DATASET EXCERPTS:
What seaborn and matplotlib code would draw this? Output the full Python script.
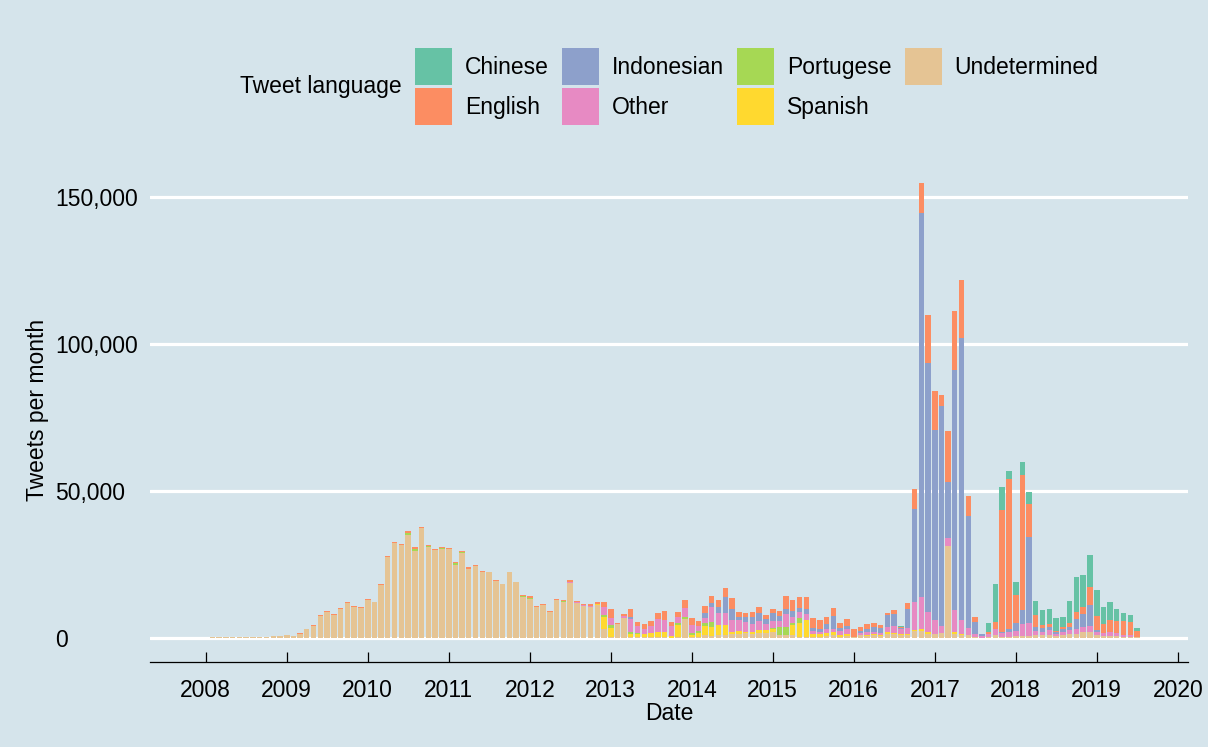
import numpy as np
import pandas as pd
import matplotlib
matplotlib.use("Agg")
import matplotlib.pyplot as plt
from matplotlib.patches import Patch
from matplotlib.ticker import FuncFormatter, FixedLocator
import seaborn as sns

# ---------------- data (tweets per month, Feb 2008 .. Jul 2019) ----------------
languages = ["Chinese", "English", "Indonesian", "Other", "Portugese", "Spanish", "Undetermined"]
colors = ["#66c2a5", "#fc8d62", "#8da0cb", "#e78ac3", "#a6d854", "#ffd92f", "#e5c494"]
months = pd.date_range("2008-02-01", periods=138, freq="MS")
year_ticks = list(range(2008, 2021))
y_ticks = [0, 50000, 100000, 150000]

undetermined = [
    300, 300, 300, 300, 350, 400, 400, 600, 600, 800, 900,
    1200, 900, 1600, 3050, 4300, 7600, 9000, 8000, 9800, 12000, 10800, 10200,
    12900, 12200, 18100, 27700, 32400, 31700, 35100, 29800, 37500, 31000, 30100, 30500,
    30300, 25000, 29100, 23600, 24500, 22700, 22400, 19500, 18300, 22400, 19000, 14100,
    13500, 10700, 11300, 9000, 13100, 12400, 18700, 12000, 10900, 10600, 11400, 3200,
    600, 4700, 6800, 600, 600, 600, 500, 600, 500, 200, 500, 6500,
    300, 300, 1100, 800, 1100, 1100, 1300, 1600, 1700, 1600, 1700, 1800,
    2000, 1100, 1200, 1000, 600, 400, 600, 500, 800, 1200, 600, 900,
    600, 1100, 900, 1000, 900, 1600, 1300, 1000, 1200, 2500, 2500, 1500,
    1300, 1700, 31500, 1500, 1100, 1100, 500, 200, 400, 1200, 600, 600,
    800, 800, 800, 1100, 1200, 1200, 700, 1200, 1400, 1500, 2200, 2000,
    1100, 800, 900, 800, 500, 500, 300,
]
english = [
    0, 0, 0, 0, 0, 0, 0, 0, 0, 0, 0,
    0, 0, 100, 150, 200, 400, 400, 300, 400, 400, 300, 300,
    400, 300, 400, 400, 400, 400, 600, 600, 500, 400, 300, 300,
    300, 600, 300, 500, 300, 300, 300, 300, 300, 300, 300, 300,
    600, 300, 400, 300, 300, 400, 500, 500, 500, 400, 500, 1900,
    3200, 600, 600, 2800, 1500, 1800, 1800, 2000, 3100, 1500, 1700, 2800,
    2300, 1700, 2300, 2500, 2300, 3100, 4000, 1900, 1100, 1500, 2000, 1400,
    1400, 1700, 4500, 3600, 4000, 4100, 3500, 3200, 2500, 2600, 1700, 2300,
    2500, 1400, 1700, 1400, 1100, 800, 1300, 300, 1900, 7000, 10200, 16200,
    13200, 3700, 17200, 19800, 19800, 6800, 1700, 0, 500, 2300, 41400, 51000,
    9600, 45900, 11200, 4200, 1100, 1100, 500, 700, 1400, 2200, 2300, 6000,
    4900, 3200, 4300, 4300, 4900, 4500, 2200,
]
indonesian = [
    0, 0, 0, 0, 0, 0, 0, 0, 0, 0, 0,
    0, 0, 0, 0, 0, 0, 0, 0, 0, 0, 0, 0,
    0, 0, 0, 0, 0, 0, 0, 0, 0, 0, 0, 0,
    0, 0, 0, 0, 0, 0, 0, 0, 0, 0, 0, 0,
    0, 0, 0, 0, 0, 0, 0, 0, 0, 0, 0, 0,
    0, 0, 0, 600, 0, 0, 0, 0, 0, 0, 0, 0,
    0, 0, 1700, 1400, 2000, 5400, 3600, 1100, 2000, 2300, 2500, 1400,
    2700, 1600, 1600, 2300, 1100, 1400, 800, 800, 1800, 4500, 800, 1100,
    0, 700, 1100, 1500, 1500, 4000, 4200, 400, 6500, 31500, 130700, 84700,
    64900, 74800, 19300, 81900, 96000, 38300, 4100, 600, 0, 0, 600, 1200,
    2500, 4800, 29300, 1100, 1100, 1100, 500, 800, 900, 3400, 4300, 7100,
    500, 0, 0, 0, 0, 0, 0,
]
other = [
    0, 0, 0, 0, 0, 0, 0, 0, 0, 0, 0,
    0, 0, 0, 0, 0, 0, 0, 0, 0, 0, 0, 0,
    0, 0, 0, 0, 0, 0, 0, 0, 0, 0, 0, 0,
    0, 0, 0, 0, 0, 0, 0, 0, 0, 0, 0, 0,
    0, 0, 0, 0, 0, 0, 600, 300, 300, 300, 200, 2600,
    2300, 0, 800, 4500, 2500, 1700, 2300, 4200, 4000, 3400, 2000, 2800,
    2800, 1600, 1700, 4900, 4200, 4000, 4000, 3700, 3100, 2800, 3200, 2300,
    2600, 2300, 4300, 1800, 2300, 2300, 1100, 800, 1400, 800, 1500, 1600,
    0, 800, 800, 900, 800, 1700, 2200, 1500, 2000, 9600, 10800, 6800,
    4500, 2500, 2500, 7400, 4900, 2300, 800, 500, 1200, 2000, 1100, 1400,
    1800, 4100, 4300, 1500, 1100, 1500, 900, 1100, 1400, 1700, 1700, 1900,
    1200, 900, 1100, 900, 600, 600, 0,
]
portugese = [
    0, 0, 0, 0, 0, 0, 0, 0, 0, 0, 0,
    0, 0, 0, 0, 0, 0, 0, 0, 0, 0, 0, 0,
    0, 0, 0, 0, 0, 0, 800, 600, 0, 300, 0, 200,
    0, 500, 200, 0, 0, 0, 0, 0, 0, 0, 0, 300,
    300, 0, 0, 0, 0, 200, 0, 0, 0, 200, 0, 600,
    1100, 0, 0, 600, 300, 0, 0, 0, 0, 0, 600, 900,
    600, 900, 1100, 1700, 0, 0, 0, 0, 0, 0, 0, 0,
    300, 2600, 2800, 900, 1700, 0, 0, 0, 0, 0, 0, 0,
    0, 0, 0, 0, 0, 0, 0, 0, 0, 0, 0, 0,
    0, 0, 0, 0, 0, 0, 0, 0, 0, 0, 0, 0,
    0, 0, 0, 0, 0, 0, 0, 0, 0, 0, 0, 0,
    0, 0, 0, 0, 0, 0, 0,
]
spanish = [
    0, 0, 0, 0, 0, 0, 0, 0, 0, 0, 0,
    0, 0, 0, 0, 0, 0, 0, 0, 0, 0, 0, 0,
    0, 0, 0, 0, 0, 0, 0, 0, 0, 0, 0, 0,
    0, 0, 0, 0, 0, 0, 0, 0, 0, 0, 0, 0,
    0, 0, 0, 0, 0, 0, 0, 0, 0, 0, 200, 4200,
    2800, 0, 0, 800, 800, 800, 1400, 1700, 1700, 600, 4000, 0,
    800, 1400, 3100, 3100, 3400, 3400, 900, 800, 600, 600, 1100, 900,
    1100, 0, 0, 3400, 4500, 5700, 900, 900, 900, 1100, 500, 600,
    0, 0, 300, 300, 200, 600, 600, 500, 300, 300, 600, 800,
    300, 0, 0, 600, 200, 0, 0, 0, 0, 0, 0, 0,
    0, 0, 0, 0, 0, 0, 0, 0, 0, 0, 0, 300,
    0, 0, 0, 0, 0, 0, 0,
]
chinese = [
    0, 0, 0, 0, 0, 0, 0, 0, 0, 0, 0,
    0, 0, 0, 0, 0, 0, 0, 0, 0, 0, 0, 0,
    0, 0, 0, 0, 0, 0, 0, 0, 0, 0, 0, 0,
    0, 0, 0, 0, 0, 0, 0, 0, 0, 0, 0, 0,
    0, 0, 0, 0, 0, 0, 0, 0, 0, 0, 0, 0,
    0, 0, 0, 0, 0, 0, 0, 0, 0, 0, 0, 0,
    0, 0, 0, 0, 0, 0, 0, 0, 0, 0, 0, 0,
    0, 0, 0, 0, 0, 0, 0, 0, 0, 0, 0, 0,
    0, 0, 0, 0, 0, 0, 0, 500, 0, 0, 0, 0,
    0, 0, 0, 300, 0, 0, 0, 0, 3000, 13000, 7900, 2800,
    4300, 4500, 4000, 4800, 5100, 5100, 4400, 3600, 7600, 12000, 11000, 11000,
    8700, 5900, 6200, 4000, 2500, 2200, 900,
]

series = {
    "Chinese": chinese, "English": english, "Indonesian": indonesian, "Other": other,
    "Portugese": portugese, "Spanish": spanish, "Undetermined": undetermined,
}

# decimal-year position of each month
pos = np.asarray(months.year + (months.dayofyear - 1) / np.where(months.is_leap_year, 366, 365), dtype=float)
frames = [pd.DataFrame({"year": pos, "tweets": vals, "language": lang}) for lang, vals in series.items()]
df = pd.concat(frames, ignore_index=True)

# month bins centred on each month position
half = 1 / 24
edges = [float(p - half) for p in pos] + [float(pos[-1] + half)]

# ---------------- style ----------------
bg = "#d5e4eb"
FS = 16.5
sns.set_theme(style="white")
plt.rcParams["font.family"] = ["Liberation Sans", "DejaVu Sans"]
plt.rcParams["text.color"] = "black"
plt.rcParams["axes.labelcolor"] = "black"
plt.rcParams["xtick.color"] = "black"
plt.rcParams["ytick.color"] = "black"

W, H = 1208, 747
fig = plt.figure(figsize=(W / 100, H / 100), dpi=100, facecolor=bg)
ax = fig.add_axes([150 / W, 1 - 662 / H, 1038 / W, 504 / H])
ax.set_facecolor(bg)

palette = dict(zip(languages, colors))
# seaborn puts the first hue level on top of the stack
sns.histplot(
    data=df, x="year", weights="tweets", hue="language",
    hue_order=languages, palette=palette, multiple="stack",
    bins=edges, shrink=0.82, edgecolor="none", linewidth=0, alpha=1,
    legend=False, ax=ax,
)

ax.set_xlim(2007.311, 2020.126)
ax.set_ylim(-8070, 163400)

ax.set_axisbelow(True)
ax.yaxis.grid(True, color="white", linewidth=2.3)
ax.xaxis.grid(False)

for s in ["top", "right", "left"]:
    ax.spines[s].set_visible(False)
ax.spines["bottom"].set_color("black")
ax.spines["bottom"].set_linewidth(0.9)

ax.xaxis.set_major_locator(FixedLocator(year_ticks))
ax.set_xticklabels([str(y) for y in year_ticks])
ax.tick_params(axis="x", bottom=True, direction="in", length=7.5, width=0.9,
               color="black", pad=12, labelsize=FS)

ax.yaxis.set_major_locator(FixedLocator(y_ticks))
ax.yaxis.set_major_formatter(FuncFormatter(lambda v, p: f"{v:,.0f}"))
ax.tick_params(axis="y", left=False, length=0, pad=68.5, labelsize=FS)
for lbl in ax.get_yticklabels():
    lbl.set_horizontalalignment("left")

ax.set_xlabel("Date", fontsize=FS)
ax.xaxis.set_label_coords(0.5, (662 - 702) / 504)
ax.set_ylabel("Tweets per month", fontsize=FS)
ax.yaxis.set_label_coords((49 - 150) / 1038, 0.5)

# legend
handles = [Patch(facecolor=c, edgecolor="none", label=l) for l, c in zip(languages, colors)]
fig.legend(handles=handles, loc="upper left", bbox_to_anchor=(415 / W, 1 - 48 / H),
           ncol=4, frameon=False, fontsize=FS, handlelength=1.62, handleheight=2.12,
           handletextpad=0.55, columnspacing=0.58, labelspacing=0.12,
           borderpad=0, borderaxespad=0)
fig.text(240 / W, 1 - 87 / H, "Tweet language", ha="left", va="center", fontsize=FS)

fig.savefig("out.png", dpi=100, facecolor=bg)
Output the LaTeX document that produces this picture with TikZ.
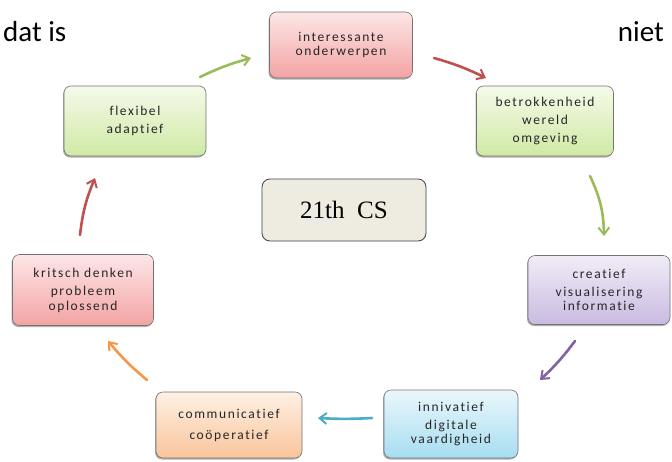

TASK DESCRIPTION: Exactly as written, please give again the lines from the beginning of the listing through the line containing "y_ticks = [0, 50000, 100000, 150000]", inclusive, without any pictures.

WRITTEN SOLUTION:
What seaborn and matplotlib code would draw this? Output the full Python script.
import numpy as np
import pandas as pd
import matplotlib
matplotlib.use("Agg")
import matplotlib.pyplot as plt
from matplotlib.patches import Patch
from matplotlib.ticker import FuncFormatter, FixedLocator
import seaborn as sns

# ---------------- data (tweets per month, Feb 2008 .. Jul 2019) ----------------
languages = ["Chinese", "English", "Indonesian", "Other", "Portugese", "Spanish", "Undetermined"]
colors = ["#66c2a5", "#fc8d62", "#8da0cb", "#e78ac3", "#a6d854", "#ffd92f", "#e5c494"]
months = pd.date_range("2008-02-01", periods=138, freq="MS")
year_ticks = list(range(2008, 2021))
y_ticks = [0, 50000, 100000, 150000]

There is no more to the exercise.